— AIM OF THE EXERCISE —
Repeat what the lines below say, word for word, and skip every image.

— INFORMATION PROVIDED —
↓

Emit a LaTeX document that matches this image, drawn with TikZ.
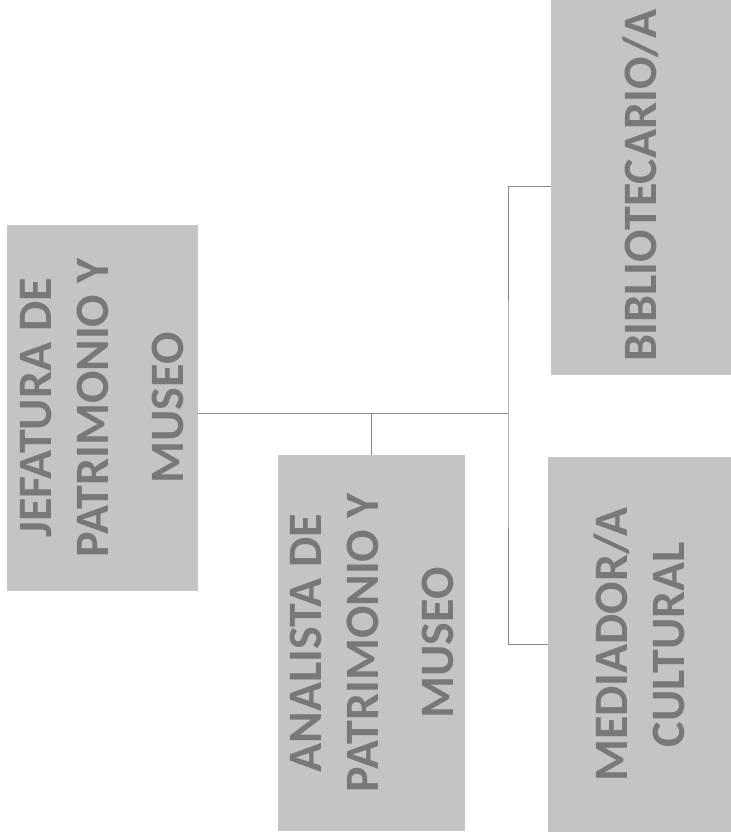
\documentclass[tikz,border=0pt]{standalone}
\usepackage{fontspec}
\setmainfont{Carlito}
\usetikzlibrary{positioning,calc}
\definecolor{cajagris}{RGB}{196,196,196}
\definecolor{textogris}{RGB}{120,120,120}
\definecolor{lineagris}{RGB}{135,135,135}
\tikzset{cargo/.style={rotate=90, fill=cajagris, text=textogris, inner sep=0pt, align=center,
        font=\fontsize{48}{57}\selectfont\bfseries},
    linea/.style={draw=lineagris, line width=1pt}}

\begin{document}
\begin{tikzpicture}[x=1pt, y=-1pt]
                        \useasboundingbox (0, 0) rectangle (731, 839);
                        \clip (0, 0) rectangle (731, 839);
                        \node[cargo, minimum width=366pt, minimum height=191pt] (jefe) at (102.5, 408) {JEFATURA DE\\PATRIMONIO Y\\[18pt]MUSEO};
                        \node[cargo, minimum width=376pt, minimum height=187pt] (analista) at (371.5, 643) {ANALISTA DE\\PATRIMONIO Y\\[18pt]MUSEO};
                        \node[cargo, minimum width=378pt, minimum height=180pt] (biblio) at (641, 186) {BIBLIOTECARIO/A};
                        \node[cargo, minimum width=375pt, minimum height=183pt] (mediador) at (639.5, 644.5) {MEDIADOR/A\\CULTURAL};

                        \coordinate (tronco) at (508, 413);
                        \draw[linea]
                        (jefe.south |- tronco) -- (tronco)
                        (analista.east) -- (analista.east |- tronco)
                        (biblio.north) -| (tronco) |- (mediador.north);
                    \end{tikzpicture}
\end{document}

↑

— RESPONSE —
Emit a LaTeX document that matches this image, drawn with TikZ.
\documentclass[tikz,border=0pt]{standalone}
\usepackage{fontspec}
\setmainfont{Carlito}
\usetikzlibrary{positioning,calc}
\definecolor{cajagris}{RGB}{196,196,196}
\definecolor{textogris}{RGB}{120,120,120}
\definecolor{lineagris}{RGB}{135,135,135}
\tikzset{cargo/.style={rotate=90, fill=cajagris, text=textogris, inner sep=0pt, align=center,
        font=\fontsize{48}{57}\selectfont\bfseries},
    linea/.style={draw=lineagris, line width=1pt}}

\begin{document}
\begin{tikzpicture}[x=1pt, y=-1pt]
                        \useasboundingbox (0, 0) rectangle (731, 839);
                        \clip (0, 0) rectangle (731, 839);
                        \node[cargo, minimum width=366pt, minimum height=191pt] (jefe) at (102.5, 408) {JEFATURA DE\\PATRIMONIO Y\\[18pt]MUSEO};
                        \node[cargo, minimum width=376pt, minimum height=187pt] (analista) at (371.5, 643) {ANALISTA DE\\PATRIMONIO Y\\[18pt]MUSEO};
                        \node[cargo, minimum width=378pt, minimum height=180pt] (biblio) at (641, 186) {BIBLIOTECARIO/A};
                        \node[cargo, minimum width=375pt, minimum height=183pt] (mediador) at (639.5, 644.5) {MEDIADOR/A\\CULTURAL};

                        \coordinate (tronco) at (508, 413);
                        \draw[linea]
                        (jefe.south |- tronco) -- (tronco)
                        (analista.east) -- (analista.east |- tronco)
                        (biblio.north) -| (tronco) |- (mediador.north);
                    \end{tikzpicture}
\end{document}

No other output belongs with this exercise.